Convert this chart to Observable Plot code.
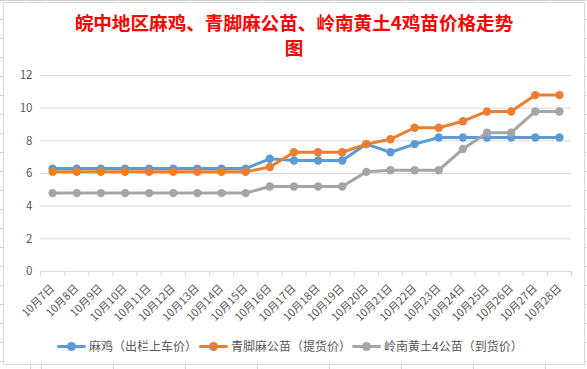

--

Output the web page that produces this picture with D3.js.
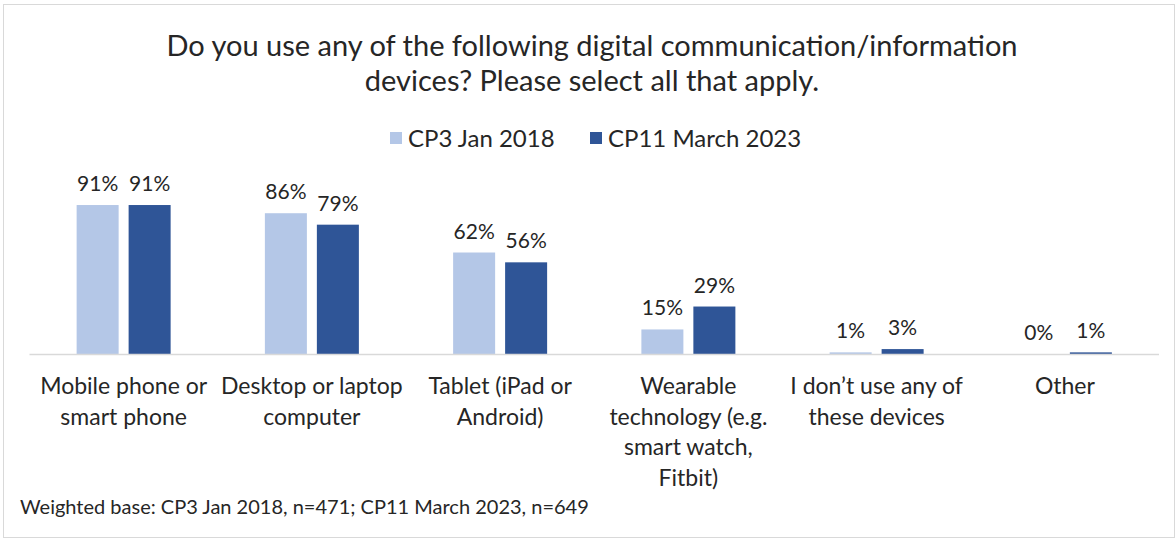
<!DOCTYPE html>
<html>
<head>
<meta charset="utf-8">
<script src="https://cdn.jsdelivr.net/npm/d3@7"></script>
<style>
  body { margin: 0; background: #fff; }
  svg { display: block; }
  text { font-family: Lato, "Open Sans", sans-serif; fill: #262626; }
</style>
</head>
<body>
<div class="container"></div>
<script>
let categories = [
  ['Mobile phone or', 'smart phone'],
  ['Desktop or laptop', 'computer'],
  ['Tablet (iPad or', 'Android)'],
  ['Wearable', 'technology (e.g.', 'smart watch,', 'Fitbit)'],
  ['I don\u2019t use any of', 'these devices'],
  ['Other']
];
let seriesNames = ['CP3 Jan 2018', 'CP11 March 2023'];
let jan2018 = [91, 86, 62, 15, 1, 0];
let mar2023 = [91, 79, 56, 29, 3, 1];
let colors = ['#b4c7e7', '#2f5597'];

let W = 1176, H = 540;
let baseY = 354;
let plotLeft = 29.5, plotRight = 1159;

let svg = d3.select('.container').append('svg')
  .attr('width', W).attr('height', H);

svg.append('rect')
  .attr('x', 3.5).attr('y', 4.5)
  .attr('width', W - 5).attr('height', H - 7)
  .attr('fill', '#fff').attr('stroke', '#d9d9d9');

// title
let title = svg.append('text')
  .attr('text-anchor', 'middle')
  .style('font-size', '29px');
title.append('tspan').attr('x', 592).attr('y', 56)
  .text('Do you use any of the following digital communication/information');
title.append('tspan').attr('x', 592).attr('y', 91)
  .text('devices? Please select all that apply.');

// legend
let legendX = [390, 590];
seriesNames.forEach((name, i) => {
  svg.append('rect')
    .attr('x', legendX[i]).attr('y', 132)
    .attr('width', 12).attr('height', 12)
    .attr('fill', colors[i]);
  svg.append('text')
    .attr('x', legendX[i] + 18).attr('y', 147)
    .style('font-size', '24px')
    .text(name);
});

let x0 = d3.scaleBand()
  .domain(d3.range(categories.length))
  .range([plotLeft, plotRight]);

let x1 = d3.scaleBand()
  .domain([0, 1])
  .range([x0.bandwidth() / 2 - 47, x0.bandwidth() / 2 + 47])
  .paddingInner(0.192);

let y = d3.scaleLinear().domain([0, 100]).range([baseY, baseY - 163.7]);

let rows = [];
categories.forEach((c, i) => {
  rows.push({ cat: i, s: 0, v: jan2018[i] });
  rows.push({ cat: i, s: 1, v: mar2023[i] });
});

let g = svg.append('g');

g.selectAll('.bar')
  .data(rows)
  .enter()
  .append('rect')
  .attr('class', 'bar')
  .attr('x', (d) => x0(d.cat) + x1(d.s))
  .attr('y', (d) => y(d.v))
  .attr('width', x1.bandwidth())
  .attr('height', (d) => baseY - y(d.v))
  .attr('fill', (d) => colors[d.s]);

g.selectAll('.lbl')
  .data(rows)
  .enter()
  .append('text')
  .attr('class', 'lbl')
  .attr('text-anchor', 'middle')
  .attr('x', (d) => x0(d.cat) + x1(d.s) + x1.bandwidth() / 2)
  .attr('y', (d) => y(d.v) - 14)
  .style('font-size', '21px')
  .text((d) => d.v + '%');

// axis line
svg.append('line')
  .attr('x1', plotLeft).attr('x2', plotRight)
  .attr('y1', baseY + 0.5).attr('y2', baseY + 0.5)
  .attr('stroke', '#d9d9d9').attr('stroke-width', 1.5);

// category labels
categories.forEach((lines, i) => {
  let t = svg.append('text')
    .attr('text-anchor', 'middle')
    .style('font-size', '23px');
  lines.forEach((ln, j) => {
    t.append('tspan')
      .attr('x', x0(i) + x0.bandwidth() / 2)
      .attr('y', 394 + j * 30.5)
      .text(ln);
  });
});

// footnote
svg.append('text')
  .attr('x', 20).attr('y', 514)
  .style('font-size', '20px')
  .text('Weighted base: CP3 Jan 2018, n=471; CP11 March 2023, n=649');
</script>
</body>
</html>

§ WHAT IS EXPECTED
Check every line of the data, and copy the ones that contain "this".

§ EXERCISE ANSWER
Convert this chart to Observable Plot code.
Output the web page that produces this picture with D3.js.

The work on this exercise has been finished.